The bottle was a small vial containing Beecham’s little pills — an 1800s remedy for a common problem, constipation. Ads claimed it also cured scurvy, headaches and “female problems.” It was hugely popular and the Beecham family of England that invented and sold these pills made a fortune. The heir to that fortune was a man who spent it to become one of the most important symphony conductors of the 20th century — the legendary, self-taught, self-financed Sir Thomas Beecham, who founded the London Symphony and the London Philharmonic, and who guest-conducted all over the world.
At the outbreak of World War II in Europe, Sir Thomas found himself in Seattle, where he was enticed to become the conductor of the small Seattle Symphony. It was a daring challenge for a man of Beecham’s credentials: to turn a provincial American orchestra into something world class. Beecham brought talent to Seattle, but he also brought something the cultural scene had not quite seen before: big ego and attitude.
Beecham conducted fall seasons in Seattle in 1941, ‘42 and part of ’43. In one performance, he stopped the show to bawl out — and throw out — a newspaper photographer whose camera’s click had interrupted the performance. He brought the orchestra to an immediate halt. “Leave the hall,” the imperious conductor demanded of the embarrassed shutterbug, adding that his gaffe was an “insult” to the audience and symphony itself.
Beecham also railed at local critics for their failure to recognize his genius and the symphony’s improved performance. At one point, he played recordings of works performed by major symphonies and his own behind a screen to see if the critics could pick out the best. His with the Seattle Symphony were chosen. He said this proved the critics didn’t know what they were talking about. One columnist later wrote that the tempestuous Beecham entertained with “baton and tongue.”
But he is best remembered for a comment he made at a local club speech in 1941 to boost support for the symphony. “If I were a member of this community,” he said, “really I should get weary of being looked on as a sort of aesthetic dustbin.” The line made headlines. While Beecham had meant to be encouraging to the arts community’s ambition and was pleading for greater financial support, the comment was widely taken as a slam on Seattle’s cultural and artistic status. Over time, the quote morphed into Seattle being a “cultural dustbin,” and effectively branded Seattle as such worldwide, especially as it was misquoted in widely reprinted obituaries in national and international newspapers when Beecham died in 1961.
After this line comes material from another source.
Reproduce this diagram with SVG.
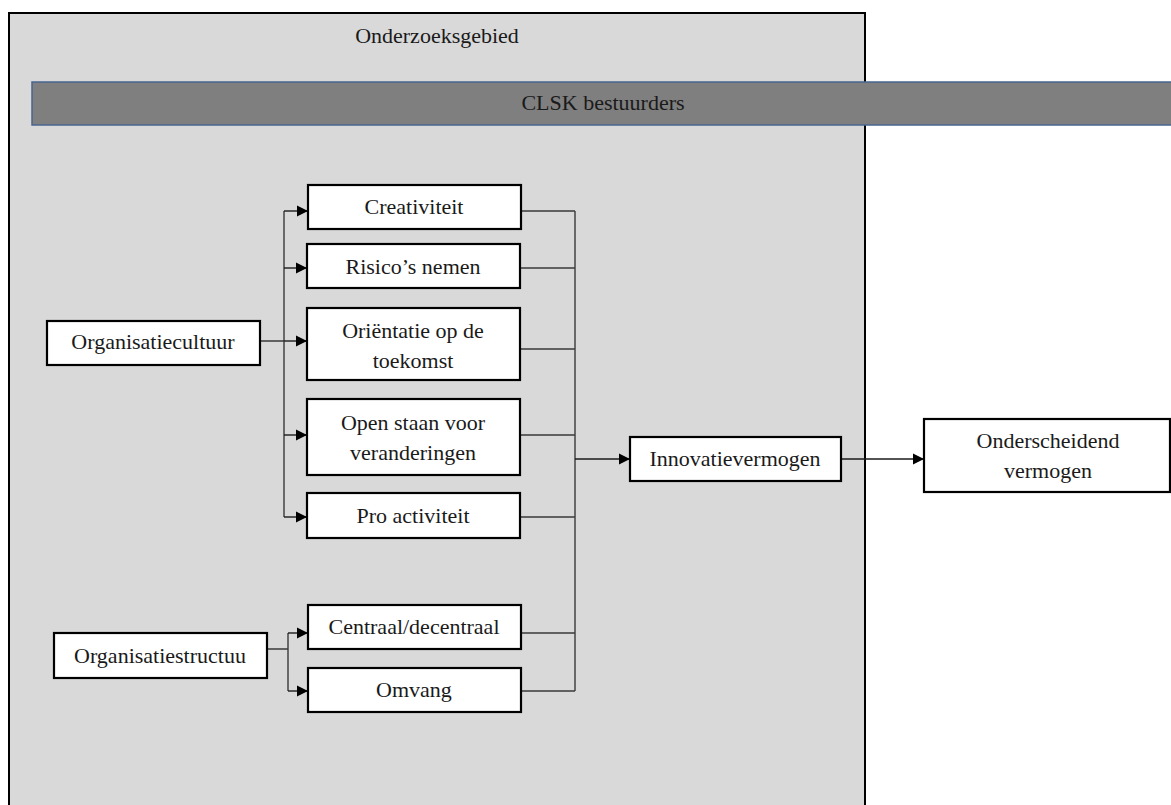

Beecham did do very positive things while in Seattle. He put on the city’s first Mozart festival. He put on performances for working people, initiated pop concerts and toured the symphony throughout the region. He also generated interest in and publicity for the symphony and classical music. During the war, he made recordings for the troops. But by the 1943 season, he was in ill health and had had enough and left town.
The dustbin had lost its biggest catch, a man who had both boosted its image and inadvertently destroyed it.
Beecham came back for a brief visit in 1960 — he conducted the symphony at the Orpheum Theater downtown. He was supposed to do several performances, but fell ill and left town before finishing his performances. When he died months later, his widow said he had come down with his fatal illness during that brief Seattle visit.
Beecham still makes cold and flu products sold in Britain today. They apparently didn’t help Sir Thomas.
Seattle, the aesthetic dustbin, apparently got its revenge.